Sigler, whose presence around the local art scene included a show at the Faulkner Gallery (recently reviewed in these pages) is a strong painter specializing in still life canvases of silverware. Guild’s artistic efforts have gone mostly into graphic arts and design, but her impressive work here makes us wish she’d delve into the gallery sphere more often.
Together, this cohesive show basks in self-aware subtlety and delicacy, but also humor and the hypnotic sum effect of multiple small variations. Both artist have settled on highly selective, self-limited themes and supposedly mundane subject matter, and their exacting, understated style of rendering draws our senses inward to a unique artistic space and a rather strangely contemplative state of mind.
On the first wall of the designed artspace of the Tennis Club lobby, Sigler show a series of luminously painted forks, varied in size and style and presented with a whimsical stateliness on small, vertical formatted canvases. More eloquent utensil still life paintings can be found deeper into the exhibition, as well as shimmering espresso vessels of a series she calls “The Ritual” (we assume she’s a caffein affine, turning her vice into art fodder).
Sigler may find her inspiration in the kitchen and dining room silver drawers, and wherever precious silver lurks. Guild’s primary body of work here comes from the closet. She has deftly created a beguiling set, 36 in all, of small images of shirts, in the series she coyly dubs “Lilywhite Shirts.” The shirts pictures, cleanly realized in graphite and watercolor, amount to posed shirt “portraits,” configured on hangers and floating against white voids. With these, Guild captures the literal feel and the dimensionality of the garments, in line, fold, texture, fabric quality, and give.
From quite another part of the house, Guild further demonstrates her calm aplomb with studies of crackers — all manner thereof, for both human and canine consumption.
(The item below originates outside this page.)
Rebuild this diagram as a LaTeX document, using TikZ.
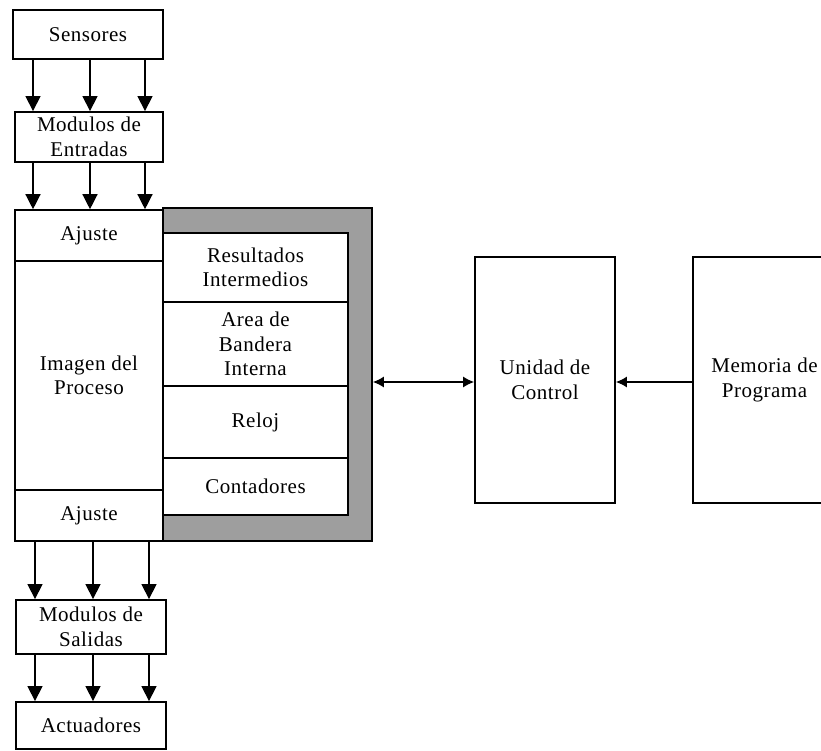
\documentclass[tikz,border=0pt]{standalone}
\usepackage{fontspec}
\setmainfont[LetterSpace=2.5]{Liberation Serif}
\usetikzlibrary{arrows.meta}
\begin{document}
\begin{tikzpicture}[x=1pt,y=-1pt,
  box/.style={draw=black,line width=1.8pt,rectangle,inner sep=0pt,align=center,
    font=\fontsize{21}{24.5}\selectfont},
  cell/.style={draw=black,line width=1.6pt,rectangle,inner sep=0pt,align=center,
    font=\fontsize{21}{24.5}\selectfont},
  arr/.style={line width=1.3pt,-{Triangle[length=15pt,width=15pt]}},
  harr/.style={line width=1.2pt,{Latex[length=11pt,width=11pt]}-{Latex[length=11pt,width=11pt]}},
  harrone/.style={line width=1.2pt,-{Latex[length=11pt,width=11pt]}}]
\useasboundingbox (0,0) rectangle (821,751);
\clip (0,0) rectangle (821,751);
% shaded memory frame
\node[box,fill=black!38,minimum width=209pt,minimum height=333pt] (frame) at (267.5,374.5) {};
\node[cell,fill=white,minimum width=185pt,minimum height=69pt] (res) at (255.5,267.5) {Resultados\\Intermedios};
\node[cell,fill=white,minimum width=185pt,minimum height=84pt] (area) at (255.5,344) {Area de\\Bandera\\Interna};
\node[cell,fill=white,minimum width=185pt,minimum height=72pt] (reloj) at (255.5,422) {Reloj};
\node[cell,fill=white,minimum width=185pt,minimum height=57pt] (cont) at (255.5,486.5) {Contadores};
% left column
\node[box,minimum width=150pt,minimum height=49pt] (sens) at (88,34.5) {Sensores};
\node[box,minimum width=148pt,minimum height=50pt] (ent) at (89,137) {Modulos de\\Entradas};
\node[cell,fill=white,minimum width=148pt,minimum height=51pt] (aj1) at (89,235.5) {Ajuste};
\node[cell,fill=white,minimum width=148pt,minimum height=229pt] (img) at (89,375.5) {Imagen del\\Proceso};
\node[cell,fill=white,minimum width=148pt,minimum height=51pt] (aj2) at (89,515.5) {Ajuste};
\node[box,minimum width=150pt,minimum height=54pt] (sal) at (91,627) {Modulos de\\Salidas};
\node[box,minimum width=150pt,minimum height=47pt] (act) at (91,725.5) {Actuadores};
% right boxes
\node[box,minimum width=140pt,minimum height=246pt] (uc) at (545,380) {Unidad de\\Control};
\node[box,minimum width=143pt,minimum height=246pt] (mp) at (764.5,380) {Memoria de\\Programa};
% arrows
\foreach \x in {33,90,145}{
  \draw[arr] (sens.south -| \x,0) -- (ent.north -| \x,0);
  \draw[arr] (ent.south -| \x,0) -- (aj1.north -| \x,0);
}
\foreach \x in {35,93,149}{
  \draw[arr] (aj2.south -| \x,0) -- (sal.north -| \x,0);
  \draw[arr] (sal.south -| \x,0) -- (act.north -| \x,0);
}
\draw[harr] (frame.east |- 0,382) -- (uc.west |- 0,382);
\draw[harrone] (mp.west |- 0,382) -- (uc.east |- 0,382);
\end{tikzpicture}
\end{document}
She also lends her cool hand and eye to discrete, porous pieces of toast, sometimes half-eaten.
This consumable subject series might smack of some post-ironic, post Pop Art strategy at work, but Guild manages to sidestep the wink-wink air of novelty. There is a dry, lightly crunchy wit and grace to her art, individually and as a collective, rhythmic whole. She seems committed to the project at hand, without over-thinking or overselling.
For anyone who stops to notice the deceptively quiet art here, a gentle breeze of serendipitous beauty can be sensed blowing through the roon. Who knew the potentially transformative power of shirts and forks?